What is required is identification of problem areas and issues and fixing them by taking right kind of policy decisions. The impact may take some times but concrete and comprehensive steps are required to boost both, consumption as well as production. With GST in, consumers are important stakeholders and the most affected lot. They are hit by both, higher taxes (direct as well as indirect) and non-availability of any input tax benefit. If we address the issue of consumption, demand will suo moto pick up requiring more production and industrial activity. Increasing domestic consumption, disposable incomes in hands of citizens, creating employment opportunities and enhancing production, all are inter-linked and have a multiplier effect.

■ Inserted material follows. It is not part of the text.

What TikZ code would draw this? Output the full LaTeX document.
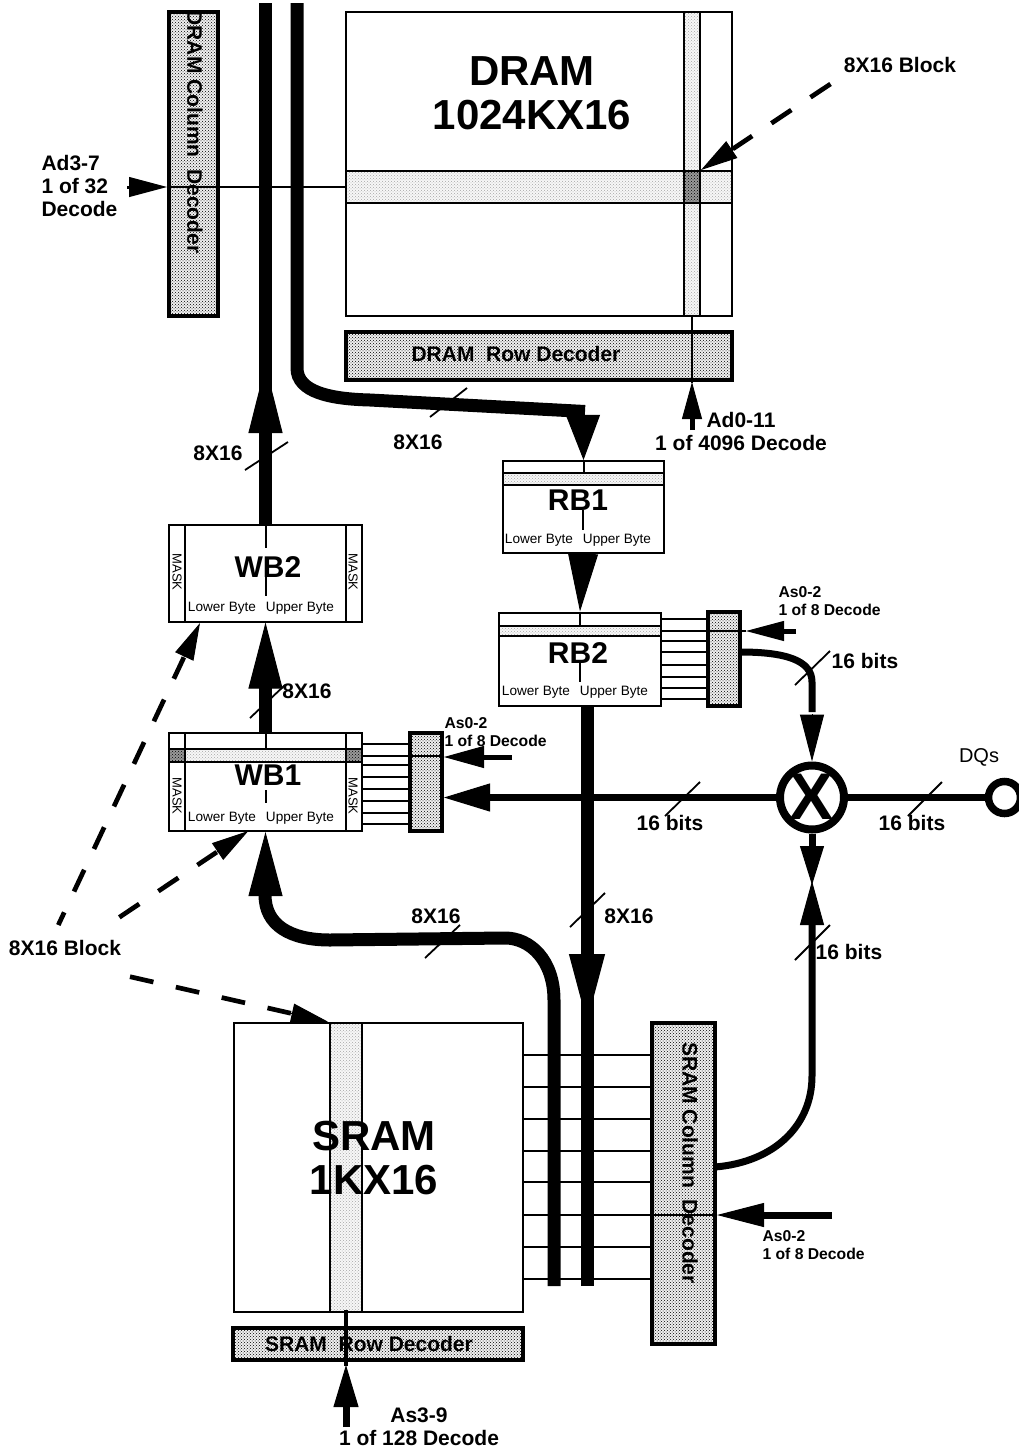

It is also imperative that the Government goes out and listen to economists, industry, professionals and other stakeholders and use that collective wisdom for public good. It if but not happening GST is one example where Government has failed in achieving the desired results. Corporate India is working hard but right kind of policy deficit is a bottleneck. It can sail through provided the Government supports and is keen in coming out of this ‘slowdown’ mess. We can’t every time look at past and say that 2019 is better than 2014. We have to ensure that future is promising and businesses as well as country prospers.
There is no clear policy on GST except that it will continue. How will it improve, nobody talks on that. Look at the number of man hours wasted due to faulty implementation of GST over last 30 months. Business and professionals are just doing compliances, not much of value addition.
However, stock markets have been behaving as if they are decoupled with the economic growth. While BSE sensex has breached 41K mark and Nifty has breached 12K mark last week, it appears that stock indices have nothing to do with economic parameters.
The questions confronting every one’s mind are manifold, viz,
Amidst the gloomy state of economy, 6% growth in GST collection for the month of November, 2019 has come as a ventilator to the depressing economic sentiments. Once again, for eighth time in last 30 months of GST regime, the GST revenue collection has breached one lakh rupees mark in November, 2019.
The Goods and Services Tax (GST) collection has bounced back to the Rs. 1 lakh mark in November, 2019 after a gap of three months at Rs. 1,03,492 crore, which is 6% year on year growth. Out of the gross GST revenue collected in November, the amount under CGST was Rs. 19592 crore, SGST Rs. 27,144 crore IGST Rs. 49,028 crore (including Rs. 20,948 crore collected on imports) and cess is Rs. 7,727 crore (including Rs. 869 crore collected on imports).
While the Government may attribute this to enhanced voluntary compliances and recent stimulus provided to various sectors, a hard fact is that this growth is majorly due to October being a festive month in India witnessing enhanced commercial activities and spending. Anti evasion measures could also have facilitated compliances and hence rise in taxes.